The second year of culling in the four-year pilot is expected to start again this week, possibly as early as Monday night.
Speaking on Farming Today, Mr Eustice said Defra and the cull companies had acted on the advice of the Independent Panel of Experts, which monitored the pilots last year.
“The advice that we had from the IEP was that we needed to do more to improve the proficiency of the operation,” he said.
“We have done a lot more training this year and we are making sure they have got the right equipment - and night vision equipment - so they can carry out this cull more effectively.”
The target numbers will be much lower in both pilot areas. In Gloucestershire the contractors will be required to remove between 615 and 1,091 badgers over the six-week period, while in Somerset the target is between 316 and 785 badgers.
Mr Eustice explained that the targets are lower than last year because there will be fewer badgers in the pilots areas after last year’s culls.
“In subsequent years (after year one), it is about holding that population in check,” he said.
The targets are based on the estimates of the badger populations in 2013 set out in the IEP’s report and new evidence the agency has of badger activity on the ground in 2014.
The licence conditions specify more flexibility in achieving the target numbers in light of the difficulties in estimating badger populations that undermined efforts to establish credible targets last year.
Gloucestershire farmer Rob Harrison said ‘lessons will have been learned’ from last year in Gloucestershire and Somerset, which should help ensure the cull is more successful than last year.
He made a special for strong policing in the pilot areas, particularly Gloucestershire, where activists had a great deal of success last year in disrupting culling operations.
“The only concern will be that the antis have learned from doing before as well and they will again be concentrated on two small areas, particularly Gloucestershire and they will do their best to try and disrupt it,” said Mr Harrison, the NFU’s dairy board chairman.
“The important thing is we have got to get on top of bovine TB. It needs to be a combination of measures and one of them is trying to reduce the disease in wildlife populations. If you can’t that you will get constant reinfection in cattle herds.
“It is really important to stress that what Gloscon and HNV are doing is legal. It is a Government project and it is about trying to control bovine TB in cattle. It is not anything more than that.
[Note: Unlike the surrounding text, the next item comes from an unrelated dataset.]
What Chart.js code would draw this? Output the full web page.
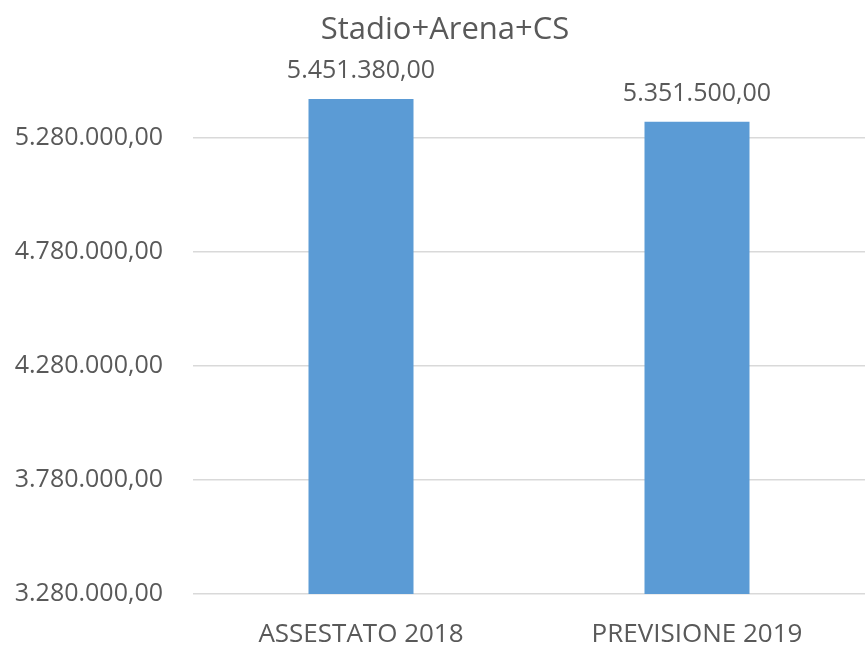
<!DOCTYPE html>
<html>
<head>
<meta charset="utf-8">
<script src="https://cdn.jsdelivr.net/npm/chart.js@4"></script>
<style>
  html, body { margin: 0; padding: 0; background: #fff; }
  #wrap { width: 865px; height: 648px; }
</style>
</head>
<body>
<div id="wrap"><canvas id="myChart" width="865" height="648"></canvas></div>
<script>
const chartTitle = 'Stadio+Arena+CS';
const categories = ['ASSESTATO 2018', 'PREVISIONE 2019'];
const values = [5451380, 5351500];
const tickValues = [3280000, 3780000, 4280000, 4780000, 5280000];

const textColor = '#595959';
const fontFamily = '"Open Sans", "Noto Sans", sans-serif';

function formatIt(v) {
    const parts = v.toFixed(2).split('.');
    const intPart = parts[0].replace(/\B(?=(\d{3})+(?!\d))/g, '.');
    return intPart + ',' + parts[1];
}

// title and value labels drawn by hand so they sit where the original has them
const labelsPlugin = {
    id: 'labelsPlugin',
    afterDatasetsDraw(chart) {
        const ctx = chart.ctx;
        ctx.save();
        ctx.fillStyle = textColor;
        ctx.textAlign = 'center';
        ctx.textBaseline = 'middle';
        ctx.font = '31px ' + fontFamily;
        ctx.fillText(chartTitle, 445, 30);
        ctx.font = '25px ' + fontFamily;
        chart.getDatasetMeta(0).data.forEach((bar, i) => {
            ctx.fillText(formatIt(values[i]), bar.x, bar.y - 28);
        });
        ctx.restore();
    }
};

function initChart(target) {
    const data = {
        labels: categories,
        datasets: [{
            label: chartTitle,
            backgroundColor: '#5b9bd5',
            data: values,
            barPercentage: 0.3125,
            categoryPercentage: 1
        }]
    };

    const config = {
        type: 'bar',
        data: data,
        plugins: [labelsPlugin],
        options: {
            responsive: false,
            animation: false,
            layout: { padding: { top: 88, right: 0, left: 0, bottom: 0 } },
            plugins: {
                legend: { display: false },
                title: { display: false },
                tooltip: { enabled: false }
            },
            scales: {
                x: {
                    grid: { display: false, drawTicks: false },
                    border: { display: false },
                    ticks: {
                        color: textColor,
                        font: { family: fontFamily, size: 26 },
                        padding: 25,
                        maxRotation: 0
                    },
                    afterFit: (scale) => { scale.height = 54; }
                },
                y: {
                    min: tickValues[0],
                    max: 5500000,
                    grid: { color: '#d9d9d9', lineWidth: 1.5, drawTicks: false },
                    border: { display: false },
                    ticks: {
                        color: textColor,
                        font: { family: fontFamily, size: 25 },
                        padding: 30,
                        callback: (v) => formatIt(v)
                    },
                    afterBuildTicks: (scale) => {
                        scale.ticks = tickValues.map((v) => ({ value: v }));
                    },
                    afterFit: (scale) => { scale.width = 193; }
                }
            }
        }
    };

    return new Chart(target, config);
}

document.addEventListener('DOMContentLoaded', () => {
    initChart(document.querySelector('#myChart'));
});
</script>
</body>
</html>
“If people are going to intimidate, trespass and vandalise, those kind of things need to be controlled by the police – sitting on the fence is not an option. They have got to make sure it is policed properly.”
Dominic Dyer, of the Badger Trust and Care for the Wild, said the continuation of the cull this year was ‘a triumph of politics, pride and persecution over common sense and science’.
“Potentially, almost 2,000 badgers could die – that’s more than last year – and for what? These culls are ill-conceived and incompetently managed, and will contribute nothing to reducing bTB in cattle.
“Here we have a government and the National Farmers’ Union pushing ahead with a policy simply because they don’t have the guts to admit that it is wrong, and a complete and utter disaster for the farming industry, tax payer and the protection of our native wildlife.”
Natural England confirmed that all the criteria have been met to allow the second year of culling to start in the pilot areas at the end of August.
The companies organising the cull, Gloscon, in Gloucestershire and HNV Associates in Somerset, were ready to go last week. However, it is understood concerns over the availability of police resources in the counties because of the NATO summit in Cardiff were a factor in the start date being pushed back to this week.
In April, former Defra Secretary Owen Paterson announced there would be no further roll out of the badger cull to new areas in 2014. He said it would be necessary to gauge the impact of changes to the 2014 pilots recommended by the IEP before making a decision on roll out next year.
This was after the IEP concluded the 2013 pilots failed to meet their criteria on both effectiveness and humaneness.
There will be no equivalent of the IEP to monitor the culls this year. The pilots will be monitored by Natural England and the Animal Health and Veterinary Laboratories Agency, who Mr Eustice has described as ‘independent’ in respect of this work.
A Judicial Review challenge by the Badger Trust on the need for independent monitoring of the cull operators failed and is now likely to go before the Court of Appeal.